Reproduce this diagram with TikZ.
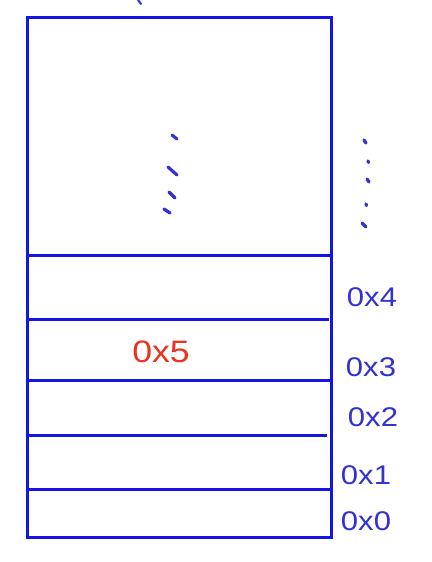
\documentclass[tikz,border=0pt]{standalone}
\usepackage{fontspec}
\setmainfont{Liberation Sans}
\definecolor{penblue}{RGB}{20,20,230}
\definecolor{inkblue}{RGB}{50,50,210}
\definecolor{penred}{RGB}{235,50,30}
\tikzset{
  border/.style={draw=penblue,line width=3pt},
  row/.style={draw=penblue,line width=3pt},
  addr/.style={text=inkblue,font=\fontsize{27}{27}\selectfont,inner sep=0pt,xscale=1.15},
  dot/.style={draw=inkblue,line width=3.2pt,line cap=round}
}
\begin{document}
\begin{tikzpicture}[x=1pt,y=-1pt]
\useasboundingbox (0,0) rectangle (431,562);
\fill[white] (0,0) rectangle (431,562);
% memory block
\draw[border] (27,17) rectangle (331,537);
\draw[row] (27,255) -- (331,255);
\draw[row] (27,319) -- (329,319);
\draw[row] (27,380) -- (331,380);
\draw[row] (27,435) -- (327,435);
\draw[row] (27,489) -- (331,489);
% tick at top
\draw[dot,line width=2pt] (138,0) -- (141,4);
% vertical dots inside
\draw[dot] (172,135) -- (177,139);
\draw[dot] (168,167) -- (177,175);
\draw[dot] (169,192) -- (175,198);
\draw[dot] (164,209) -- (170,213);
% vertical dots on right
\draw[dot] (364,140) -- (366,143);
\draw[dot] (368,161) -- (368.5,162.5);
\draw[dot] (367,179) -- (369,182);
\draw[dot] (366,204) -- (366.5,205.5);
\draw[dot] (362,223) -- (366,227);
% labels
\node[addr] (a4) at (372,297) {0x4};
\node[addr] (a3) at (371,367) {0x3};
\node[addr] (a2) at (373,417) {0x2};
\node[addr] (a1) at (366,475) {0x1};
\node[addr] (a0) at (366,521) {0x0};
\node[addr,text=penred,font=\fontsize{31}{31}\selectfont] (v5) at (161,352) {0x5};
\end{tikzpicture}
\end{document}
-------------------------
> _REQUEST_: Copy every line above word for word and exclude the pictures.

> _REPLY TO THE TASK_:
Reproduce this diagram with TikZ.
\documentclass[tikz,border=0pt]{standalone}
\usepackage{fontspec}
\setmainfont{Liberation Sans}
\definecolor{penblue}{RGB}{20,20,230}
\definecolor{inkblue}{RGB}{50,50,210}
\definecolor{penred}{RGB}{235,50,30}
\tikzset{
  border/.style={draw=penblue,line width=3pt},
  row/.style={draw=penblue,line width=3pt},
  addr/.style={text=inkblue,font=\fontsize{27}{27}\selectfont,inner sep=0pt,xscale=1.15},
  dot/.style={draw=inkblue,line width=3.2pt,line cap=round}
}
\begin{document}
\begin{tikzpicture}[x=1pt,y=-1pt]
\useasboundingbox (0,0) rectangle (431,562);
\fill[white] (0,0) rectangle (431,562);
% memory block
\draw[border] (27,17) rectangle (331,537);
\draw[row] (27,255) -- (331,255);
\draw[row] (27,319) -- (329,319);
\draw[row] (27,380) -- (331,380);
\draw[row] (27,435) -- (327,435);
\draw[row] (27,489) -- (331,489);
% tick at top
\draw[dot,line width=2pt] (138,0) -- (141,4);
% vertical dots inside
\draw[dot] (172,135) -- (177,139);
\draw[dot] (168,167) -- (177,175);
\draw[dot] (169,192) -- (175,198);
\draw[dot] (164,209) -- (170,213);
% vertical dots on right
\draw[dot] (364,140) -- (366,143);
\draw[dot] (368,161) -- (368.5,162.5);
\draw[dot] (367,179) -- (369,182);
\draw[dot] (366,204) -- (366.5,205.5);
\draw[dot] (362,223) -- (366,227);
% labels
\node[addr] (a4) at (372,297) {0x4};
\node[addr] (a3) at (371,367) {0x3};
\node[addr] (a2) at (373,417) {0x2};
\node[addr] (a1) at (366,475) {0x1};
\node[addr] (a0) at (366,521) {0x0};
\node[addr,text=penred,font=\fontsize{31}{31}\selectfont] (v5) at (161,352) {0x5};
\end{tikzpicture}
\end{document}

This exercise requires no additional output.